Designing a Real-Time Fraud Detection System

Fraud detection is a critical application of machine learning, especially in industries like finance and e-commerce. In this article, we will explore how to design a real-time fraud detection system, focusing on the key components and considerations involved in the process.

1. Understanding the Problem

Fraud detection systems aim to identify fraudulent activities in real-time, minimizing losses and protecting users. The challenge lies in the dynamic nature of fraud, where patterns can change rapidly. Therefore, the system must be adaptive and capable of learning from new data.

2. Data Collection

2.1 Sources of Data

To build an effective fraud detection system, you need to gather data from various sources:

• Transaction Data: Details of each transaction, including amount, time, location, and payment method.
• User Behavior Data: Information on user interactions, such as login patterns and device usage.
• Historical Fraud Data: Past instances of fraud to train the model.

2.2 Data Preprocessing

Data preprocessing is crucial for ensuring the quality of the input data. This includes:

• Cleaning: Removing duplicates and handling missing values.
• Feature Engineering: Creating new features that can help the model distinguish between legitimate and fraudulent transactions, such as transaction frequency or average transaction amount.

3. Model Selection

3.1 Choosing the Right Algorithm

Several machine learning algorithms can be used for fraud detection:

• Logistic Regression: A good starting point for binary classification problems.
• Decision Trees: Useful for capturing non-linear relationships.
• Random Forests: An ensemble method that improves accuracy and reduces overfitting.
• Gradient Boosting Machines (GBM): Effective for handling imbalanced datasets, which is common in fraud detection.
• Neural Networks: Can be used for more complex patterns, especially with large datasets.

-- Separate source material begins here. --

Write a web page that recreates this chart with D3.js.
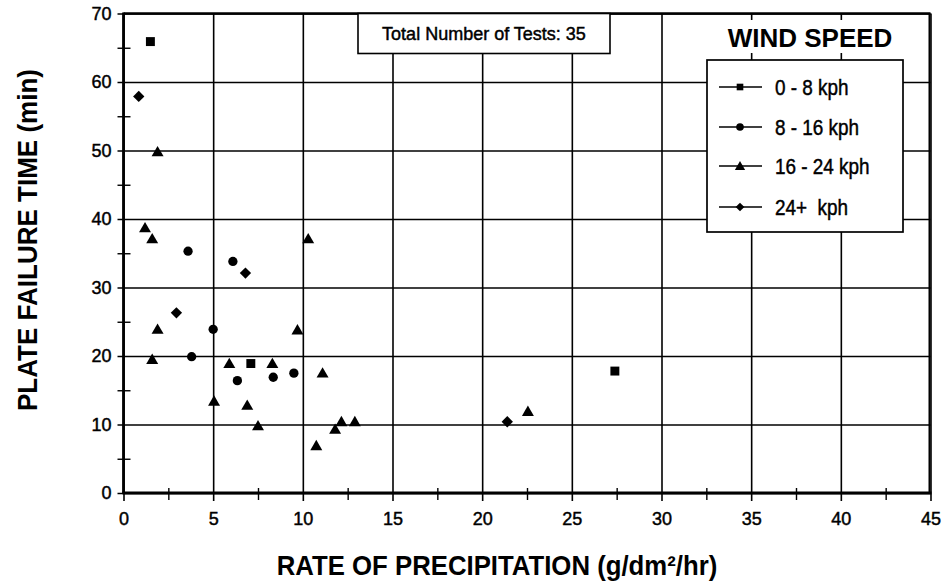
<!DOCTYPE html>
<html><head><meta charset="utf-8">
<script src="https://cdn.jsdelivr.net/npm/d3@7"></script>
<style>
body{margin:0;background:#fff}
text{font-family:"Liberation Sans",Arial,Helvetica,sans-serif;fill:#000}
.heavy{stroke:#000;stroke-width:0.45px}
</style>
</head><body>
<svg id="c" width="943" height="583"></svg>
<script>
// ---- data ----
const xMajorTicks = [0,5,10,15,20,25,30,35,40,45];
const xMinorTicks = [2.5,7.5,12.5,17.5,22.5,27.5,32.5,37.5,42.5];
const yMajorTicks = [0,10,20,30,40,50,60,70];
const yMinorTicks = [5,15,25,35,45,55,65];
const seriesNames = ["0 - 8 kph","8 - 16 kph","16 - 24 kph","24+  kph"];
const xTitle = "RATE OF PRECIPITATION (g/dm\u00B2/hr)";
const yTitle = "PLATE FAILURE TIME (min)";
const noteText = "Total Number of Tests: 35";
const legendTitle = "WIND SPEED";

const wind0_8_x  = [1.5, 7.1, 27.4];
const wind0_8_y  = [65.9, 18.9, 17.8];
const wind8_16_x = [3.6, 6.1, 5.0, 3.8, 6.35, 8.35, 9.5];
const wind8_16_y = [35.3, 33.8, 23.9, 19.9, 16.4, 16.9, 17.5];
const wind16_24_x = [1.2, 1.6, 1.9, 1.9, 1.6, 10.3, 9.7, 5.9, 8.3, 5.05, 6.9, 7.5, 11.1, 10.75, 11.8, 12.15, 12.9, 22.55];
const wind16_24_y = [38.7, 37.1, 49.8, 23.9, 19.5, 37.1, 23.8, 18.9, 18.9, 13.4, 12.8, 9.8, 17.5, 6.9, 9.3, 10.4, 10.4, 11.9];
const wind24_x = [0.85, 2.95, 6.8, 21.4];
const wind24_y = [57.9, 26.3, 32.1, 10.4];

// ---- setup ----
const svg = d3.select("#c");
const L = 123.5, R = 930.5, T = 13.5, B = 493;
const x = d3.scaleLinear().domain([0,45]).range([L,R]);
const y = d3.scaleLinear().domain([0,70]).range([B,T]);

// x gridlines + labels
const gx = svg.append("g").attr("transform",`translate(0,${B+8})`)
  .call(d3.axisBottom(x).tickValues(xMajorTicks).tickSize(-(B+8-T)).tickSizeOuter(0).tickPadding(11).tickFormat(d3.format("d")));
gx.select(".domain").remove();
gx.selectAll("line").attr("stroke","#000").attr("stroke-width",1.6);
gx.selectAll("text").style("font-size","18px").attr("fill","#000").attr("class","heavy");
// x minor ticks
const gxm = svg.append("g").attr("transform",`translate(0,${B-5})`)
  .call(d3.axisBottom(x).tickValues(xMinorTicks).tickSize(12).tickFormat(""));
gxm.select(".domain").remove();
gxm.selectAll("line").attr("stroke","#000").attr("stroke-width",1.4);

// y gridlines + labels
const gy = svg.append("g").attr("transform",`translate(${L-6},0)`)
  .call(d3.axisLeft(y).tickValues(yMajorTicks).tickSize(-(R-L+6)).tickSizeOuter(0).tickPadding(6).tickFormat(d3.format("d")));
gy.select(".domain").remove();
gy.selectAll("line").attr("stroke","#000").attr("stroke-width",1.6);
gy.selectAll("text").style("font-size","18px").attr("fill","#000").attr("class","heavy");
// y minor ticks
const gym = svg.append("g").attr("transform",`translate(${L+7},0)`)
  .call(d3.axisLeft(y).tickValues(yMinorTicks).tickSize(13).tickFormat(""));
gym.select(".domain").remove();
gym.selectAll("line").attr("stroke","#000").attr("stroke-width",1.4);

// frame
svg.append("line").attr("x1",L).attr("x2",L).attr("y1",T-1).attr("y2",B+1).attr("stroke","#000").attr("stroke-width",2.8);
svg.append("line").attr("x1",L-1).attr("x2",R+1).attr("y1",B).attr("y2",B).attr("stroke","#000").attr("stroke-width",2.8);
svg.append("line").attr("x1",L).attr("x2",R).attr("y1",T).attr("y2",T).attr("stroke","#000").attr("stroke-width",2.4);
svg.append("line").attr("x1",R-1).attr("x2",R-1).attr("y1",T).attr("y2",B).attr("stroke","#000").attr("stroke-width",2);

// note box
svg.append("rect").attr("x",358).attr("y",T).attr("width",252).attr("height",40)
  .attr("fill","#fff").attr("stroke","#000").attr("stroke-width",1.6);
svg.append("text").attr("x",484).attr("y",39.5).attr("text-anchor","middle").attr("class","heavy")
  .style("font-size","18px").text(noteText);

// legend title background and title
svg.append("rect").attr("x",715).attr("y",20).attr("width",208).attr("height",33).attr("fill","#fff");
svg.append("text").attr("x",810).attr("y",46.5).attr("text-anchor","middle")
  .style("font-size","26px").style("font-weight","bold").text(legendTitle);

// symbols
const shapes = [
  d3.symbol().type(d3.symbolSquare),
  d3.symbol().type(d3.symbolCircle),
  d3.symbol().type(d3.symbolTriangle),
  d3.symbol().type(d3.symbolSquare)
];
const plotSizes = [80, 68, 62, 64];
const legSizes = [44, 46, 46, 38];
const rotations = [0,0,0,45];

const series = [
  {xs: wind0_8_x, ys: wind0_8_y},
  {xs: wind8_16_x, ys: wind8_16_y},
  {xs: wind16_24_x, ys: wind16_24_y},
  {xs: wind24_x, ys: wind24_y}
];
series.forEach((s,i)=>{
  const pts = s.xs.map((v,j)=>[v,s.ys[j]]);
  svg.append("g").selectAll("path").data(pts).join("path")
    .attr("d", shapes[i].size(plotSizes[i])())
    .attr("transform", d=>`translate(${x(d[0])},${y(d[1]) + (i===2?1:0)}) rotate(${rotations[i]})`)
    .attr("fill","#000");
});

// legend box
svg.append("rect").attr("x",707).attr("y",60).attr("width",196).attr("height",172)
  .attr("fill","#fff").attr("stroke","#000").attr("stroke-width",1.7);
const rowY = [87, 127, 166, 207];
seriesNames.forEach((name,i)=>{
  const g = svg.append("g").attr("transform",`translate(0,${rowY[i]})`);
  g.append("line").attr("x1",719).attr("x2",762).attr("y1",0).attr("y2",0).attr("stroke","#000").attr("stroke-width",1.3);
  g.append("path").attr("d", shapes[i].size(legSizes[i])())
    .attr("transform",`translate(740,${i===2?1:0}) rotate(${rotations[i]})`).attr("fill","#000");
  g.append("text").attr("transform","translate(775,8) scale(0.86,1)").attr("class","heavy")
    .style("font-size","22px").style("white-space","pre").text(name);
});

// axis titles
svg.append("text").attr("transform","translate(497,575) scale(0.92,1)").attr("text-anchor","middle")
  .style("font-size","28px").style("font-weight","bold").text(xTitle);
svg.append("text").attr("transform","translate(37,240) rotate(-90) scale(0.93,1)").attr("text-anchor","middle")
  .style("font-size","28px").style("font-weight","bold").text(yTitle);
</script>
</body></html>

3.2 Handling Imbalanced Data

Fraudulent transactions are often much rarer than legitimate ones, leading to class imbalance. Techniques to address this include:

• Resampling: Oversampling the minority class or undersampling the majority class.
• Synthetic Data Generation: Using techniques like SMOTE (Synthetic Minority Over-sampling Technique) to create synthetic examples of the minority class.

4. Real-Time Processing

4.1 Stream Processing Frameworks

To achieve real-time fraud detection, you need a robust architecture that can process data streams. Consider using:

• Apache Kafka: For handling real-time data feeds.
• Apache Flink or Spark Streaming: For processing and analyzing data in real-time.

4.2 Model Deployment

Once the model is trained, it needs to be deployed in a way that allows for real-time predictions. This can be done using:

• REST APIs: Exposing the model as a service that can be queried for predictions.
• Batch Processing: For less time-sensitive applications, where predictions can be made at intervals.

5. Monitoring and Maintenance

5.1 Continuous Learning

Fraud patterns evolve, so it’s essential to continuously monitor the model’s performance and retrain it with new data. Implementing a feedback loop can help in adapting to new fraud tactics.

5.2 Performance Metrics

Key metrics to monitor include:

• Precision and Recall: To evaluate the model’s accuracy in identifying fraud.
• F1 Score: To balance precision and recall.
• Latency: Ensuring that the system can make predictions in real-time.

Conclusion

Designing a real-time fraud detection system involves a comprehensive approach that includes data collection, model selection, real-time processing, and continuous monitoring. By understanding these components, you can build a robust system that effectively identifies fraudulent activities and adapts to new challenges in the domain.